According to the ever faithfull E=mc2, a massive body increases mass when accelerated. I just wonder if it gravity increases as well?

Yes. It does. The abstract to the article

**Measuring the active gravitational mass of a moving object,** D.W. Olson and R.C. Guarino, Am. J. Phys. 53(7), July 1985

If a heavy object with rest mass M moves past you with a velocity comparable to the speed of light, you will be attracted gravitationally towards its path as though it had an increased mass. If the relativistic in active gravitational mass is measured by the transverse (and longitudinal) velocities which such a moving mass induces in test particles initially at rest near its path, then we find, with this definition, that Mrel = g(1 + b)M. Therefore, in the ultrarelativistic limit, the active gravitational mass of a moving body, measured in this way, is not gM but is 2gM .
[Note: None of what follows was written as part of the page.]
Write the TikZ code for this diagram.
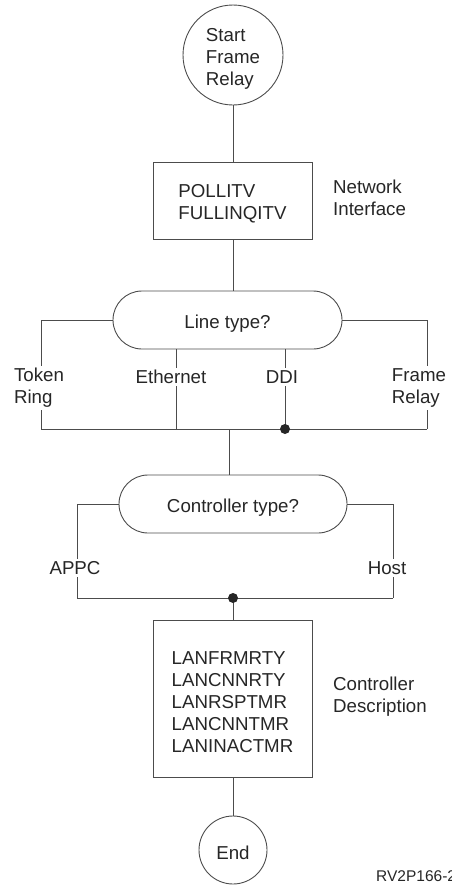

where g = gamma, b = beta = v/c

Think of it like this - Since the inertial mass of a body increases with speed inertial mass is proportional to (active) gravitational mass, and the source of gravity is (active) gravitational mass then the strength of the gravitational field increaseses as well.

On a similar note - since light has inertial mass it too generates a gravitational field. E.g. the inertial mass, m, of a photon is defined by m = p/c where p = magnitude of momentum and c = speed of light. This comes from the defining relationship for inertial mass, i.e.

**p** =

*m***v**. Therefore whatever has momentum has inertial mass.

Please note: By "inertial mass" I am not referring to proper mass, aka rest mass. These are different quantities. Photons have zero proper mass and non-zero inertial mass. This is why a beam of light, where all the photons are moving in the same direction, generates a gravitational field.

It's bit more complicated that that of course. The mathematical object which completely defines mass is the stress-energy-momentum tensor,

**T**. This is the source of gravity in the same way that the 4-current is the source of the electromagnetic field.